For Beginners: Regularization is like adding a budget constraint to your model. L1 (the default) is like having a limited number of features you can use - it forces the model to pick only the most important ones and set the rest to zero. L2 is like having a limited total "strength" to distribute among features - it makes all features smaller but keeps most of them. ElasticNet is a mix of both approaches. This helps prevent your model from becoming too complex and "memorizing" the training data instead of learning general patterns.
Rho
Gets or sets the penalty parameter that controls the balance between the original objective and the constraint satisfaction.
public double Rho { get; set; }
Property Value
- double
The penalty parameter, defaulting to 1.0.
Remarks
Rho affects how strongly the algorithm enforces constraints during optimization.
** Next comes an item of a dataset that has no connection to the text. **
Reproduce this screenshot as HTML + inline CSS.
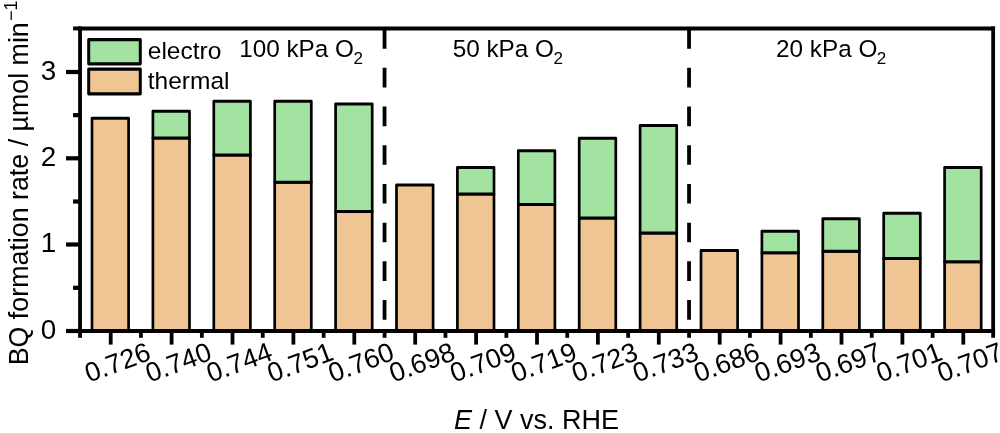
<!DOCTYPE html>
<html lang="en"><head><meta charset="utf-8"><title>BQ formation rate</title>
<style>html,body{margin:0;padding:0;background:#fff;overflow:hidden}svg{display:block;will-change:transform}text{font-family:"Liberation Sans",Arial,Helvetica,sans-serif;fill:#000}</style></head><body>
<svg width="1000" height="433" viewBox="0 0 1000 433">
<rect width="1000" height="433" fill="#fff"/>
<g transform="scale(1,1.1)" stroke="#000" stroke-width="2.7" stroke-linejoin="round">
<rect x="92.00" y="107.455" width="36.60" height="193.455" fill="#f0c594"/>
<rect x="152.90" y="125.455" width="36.60" height="175.455" fill="#f0c594"/>
<rect x="152.90" y="101.136" width="36.60" height="24.318" fill="#a3e3a1"/>
<rect x="213.80" y="140.909" width="36.60" height="160.000" fill="#f0c594"/>
<rect x="213.80" y="92.045" width="36.60" height="48.864" fill="#a3e3a1"/>
<rect x="274.70" y="165.682" width="36.60" height="135.227" fill="#f0c594"/>
<rect x="274.70" y="92.045" width="36.60" height="73.636" fill="#a3e3a1"/>
<rect x="335.60" y="192.273" width="36.60" height="108.636" fill="#f0c594"/>
<rect x="335.60" y="94.545" width="36.60" height="97.727" fill="#a3e3a1"/>
<rect x="396.50" y="168.182" width="36.60" height="132.727" fill="#f0c594"/>
<rect x="457.40" y="176.455" width="36.60" height="124.455" fill="#f0c594"/>
<rect x="457.40" y="152.273" width="36.60" height="24.182" fill="#a3e3a1"/>
<rect x="518.30" y="185.909" width="36.60" height="115.000" fill="#f0c594"/>
<rect x="518.30" y="137.045" width="36.60" height="48.864" fill="#a3e3a1"/>
<rect x="579.20" y="198.182" width="36.60" height="102.727" fill="#f0c594"/>
<rect x="579.20" y="125.682" width="36.60" height="72.500" fill="#a3e3a1"/>
<rect x="640.10" y="211.818" width="36.60" height="89.091" fill="#f0c594"/>
<rect x="640.10" y="114.091" width="36.60" height="97.727" fill="#a3e3a1"/>
<rect x="701.00" y="227.818" width="36.60" height="73.091" fill="#f0c594"/>
<rect x="761.90" y="229.818" width="36.60" height="71.091" fill="#f0c594"/>
<rect x="761.90" y="210.227" width="36.60" height="19.591" fill="#a3e3a1"/>
<rect x="822.80" y="228.364" width="36.60" height="72.545" fill="#f0c594"/>
<rect x="822.80" y="198.864" width="36.60" height="29.500" fill="#a3e3a1"/>
<rect x="883.70" y="235.091" width="36.60" height="65.818" fill="#f0c594"/>
<rect x="883.70" y="193.864" width="36.60" height="41.227" fill="#a3e3a1"/>
<rect x="944.60" y="237.955" width="36.60" height="62.955" fill="#f0c594"/>
<rect x="944.60" y="152.273" width="36.60" height="85.682" fill="#a3e3a1"/>
</g>
<line x1="384.55" y1="29.15" x2="384.55" y2="331.00" stroke="#000" stroke-width="3.8" stroke-dasharray="19.6 19.1"/>
<line x1="689.05" y1="29.15" x2="689.05" y2="331.00" stroke="#000" stroke-width="3.8" stroke-dasharray="19.6 19.1"/>
<g stroke="#000" stroke-width="3.8" fill="none">
<line x1="110.70" y1="331.00" x2="110.70" y2="344.60"/>
<line x1="171.60" y1="331.00" x2="171.60" y2="344.60"/>
<line x1="232.50" y1="331.00" x2="232.50" y2="344.60"/>
<line x1="293.40" y1="331.00" x2="293.40" y2="344.60"/>
<line x1="354.30" y1="331.00" x2="354.30" y2="344.60"/>
<line x1="415.20" y1="331.00" x2="415.20" y2="344.60"/>
<line x1="476.10" y1="331.00" x2="476.10" y2="344.60"/>
<line x1="537.00" y1="331.00" x2="537.00" y2="344.60"/>
<line x1="597.90" y1="331.00" x2="597.90" y2="344.60"/>
<line x1="658.80" y1="331.00" x2="658.80" y2="344.60"/>
<line x1="719.70" y1="331.00" x2="719.70" y2="344.60"/>
<line x1="780.60" y1="331.00" x2="780.60" y2="344.60"/>
<line x1="841.50" y1="331.00" x2="841.50" y2="344.60"/>
<line x1="902.40" y1="331.00" x2="902.40" y2="344.60"/>
<line x1="963.30" y1="331.00" x2="963.30" y2="344.60"/>
<line x1="80.05" y1="331.00" x2="80.05" y2="337.80"/>
<line x1="140.95" y1="331.00" x2="140.95" y2="337.80"/>
<line x1="201.85" y1="331.00" x2="201.85" y2="337.80"/>
<line x1="262.75" y1="331.00" x2="262.75" y2="337.80"/>
<line x1="323.65" y1="331.00" x2="323.65" y2="337.80"/>
<line x1="384.55" y1="331.00" x2="384.55" y2="337.80"/>
<line x1="445.45" y1="331.00" x2="445.45" y2="337.80"/>
<line x1="506.35" y1="331.00" x2="506.35" y2="337.80"/>
<line x1="567.25" y1="331.00" x2="567.25" y2="337.80"/>
<line x1="628.15" y1="331.00" x2="628.15" y2="337.80"/>
<line x1="689.05" y1="331.00" x2="689.05" y2="337.80"/>
<line x1="749.95" y1="331.00" x2="749.95" y2="337.80"/>
<line x1="810.85" y1="331.00" x2="810.85" y2="337.80"/>
<line x1="871.75" y1="331.00" x2="871.75" y2="337.80"/>
<line x1="932.65" y1="331.00" x2="932.65" y2="337.80"/>
<line x1="993.15" y1="331.00" x2="993.15" y2="337.80"/>
<line x1="80.05" y1="26.50" x2="80.05" y2="333.10"/>
<line x1="993.15" y1="26.50" x2="993.15" y2="333.10"/>
</g>
<g stroke="#000" stroke-width="4.2" fill="none">
<line x1="66.05" y1="331.00" x2="80.05" y2="331.00"/>
<line x1="73.05" y1="287.83" x2="80.05" y2="287.83"/>
<line x1="66.05" y1="244.50" x2="80.05" y2="244.50"/>
<line x1="73.05" y1="201.50" x2="80.05" y2="201.50"/>
<line x1="66.05" y1="158.30" x2="80.05" y2="158.30"/>
<line x1="73.05" y1="115.17" x2="80.05" y2="115.17"/>
<line x1="66.05" y1="72.00" x2="80.05" y2="72.00"/>
<line x1="73.05" y1="28.45" x2="80.05" y2="28.45" stroke-width="3.9"/>
<line x1="78.15" y1="28.45" x2="995.05" y2="28.45" stroke-width="3.9"/>
<line x1="78.15" y1="331.00" x2="995.05" y2="331.00"/>
</g>
<text x="56.3" y="338.90" font-size="27.8" text-anchor="end">0</text>
<text x="56.3" y="252.40" font-size="27.8" text-anchor="end">1</text>
<text x="56.3" y="166.20" font-size="27.8" text-anchor="end">2</text>
<text x="56.3" y="79.90" font-size="27.8" text-anchor="end">3</text>
<text transform="translate(152.40,359.10) rotate(-20.5)" font-size="27.1" text-anchor="end">0.726</text>
<text transform="translate(213.30,359.10) rotate(-20.5)" font-size="27.1" text-anchor="end">0.740</text>
<text transform="translate(274.20,359.10) rotate(-20.5)" font-size="27.1" text-anchor="end">0.744</text>
<text transform="translate(335.10,359.10) rotate(-20.5)" font-size="27.1" text-anchor="end">0.751</text>
<text transform="translate(396.00,359.10) rotate(-20.5)" font-size="27.1" text-anchor="end">0.760</text>
<text transform="translate(456.90,359.10) rotate(-20.5)" font-size="27.1" text-anchor="end">0.698</text>
<text transform="translate(517.80,359.10) rotate(-20.5)" font-size="27.1" text-anchor="end">0.709</text>
<text transform="translate(578.70,359.10) rotate(-20.5)" font-size="27.1" text-anchor="end">0.719</text>
<text transform="translate(639.60,359.10) rotate(-20.5)" font-size="27.1" text-anchor="end">0.723</text>
<text transform="translate(700.50,359.10) rotate(-20.5)" font-size="27.1" text-anchor="end">0.733</text>
<text transform="translate(761.40,359.10) rotate(-20.5)" font-size="27.1" text-anchor="end">0.686</text>
<text transform="translate(822.30,359.10) rotate(-20.5)" font-size="27.1" text-anchor="end">0.693</text>
<text transform="translate(883.20,359.10) rotate(-20.5)" font-size="27.1" text-anchor="end">0.697</text>
<text transform="translate(944.10,359.10) rotate(-20.5)" font-size="27.1" text-anchor="end">0.701</text>
<text transform="translate(1005.00,359.10) rotate(-20.5)" font-size="27.1" text-anchor="end">0.707</text>
<g transform="scale(1,1.1)" stroke="#000" stroke-width="3" stroke-linejoin="round">
<rect x="88.7" y="36.045" width="51.6" height="22.000" fill="#a3e3a1"/>
<rect x="88.7" y="62.864" width="51.6" height="22.455" fill="#f0c594"/>
</g>
<text x="147.8" y="59" font-size="24.5">electro</text>
<text x="147.8" y="89" font-size="24.5">thermal</text>
<text x="239.2" y="57.3" font-size="24.3">100 kPa O<tspan font-size="17" dx="-0.6" dy="6.5">2</tspan></text>
<text x="452.7" y="57.3" font-size="24.3">50 kPa O<tspan font-size="17" dx="-0.6" dy="6.5">2</tspan></text>
<text x="776" y="57.3" font-size="24.3">20 kPa O<tspan font-size="17" dx="-0.6" dy="6.5">2</tspan></text>
<text transform="translate(28.3,365.3) rotate(-90)" font-size="26.81">BQ formation rate / µmol min<tspan font-size="18" dx="1.2" dy="-11.7">−1</tspan></text>
<text x="454" y="429.3" font-size="27"><tspan font-style="italic">E</tspan> / V vs. RHE</text>
</svg></body></html>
Higher values prioritize constraint satisfaction over optimizing the original objective.
For Beginners: Rho is like a referee that decides how strictly to enforce the rules. A higher value (above 1.0) means the algorithm will focus more on following the constraints (rules) even if it means a slightly less optimal solution. A lower value allows more flexibility but might bend the rules too much. The default value of 1.0 provides a balanced approach for most problems.
UseAdaptiveRho
Gets or sets whether the algorithm should automatically adjust the Rho parameter during optimization.
public bool UseAdaptiveRho { get; set; }
Property Value
- bool
True to use adaptive Rho (default), false to keep Rho constant.
Remarks
When enabled, the algorithm will dynamically adjust the Rho parameter based on the relative magnitudes of primal and dual residuals.
For Beginners: This is like having an automatic transmission in a car versus a manual one. When set to true (the default), the algorithm will automatically adjust how strictly it enforces constraints as it progresses, similar to how an automatic transmission changes gears based on driving conditions. This usually leads to better performance without requiring you to fine-tune the Rho value yourself.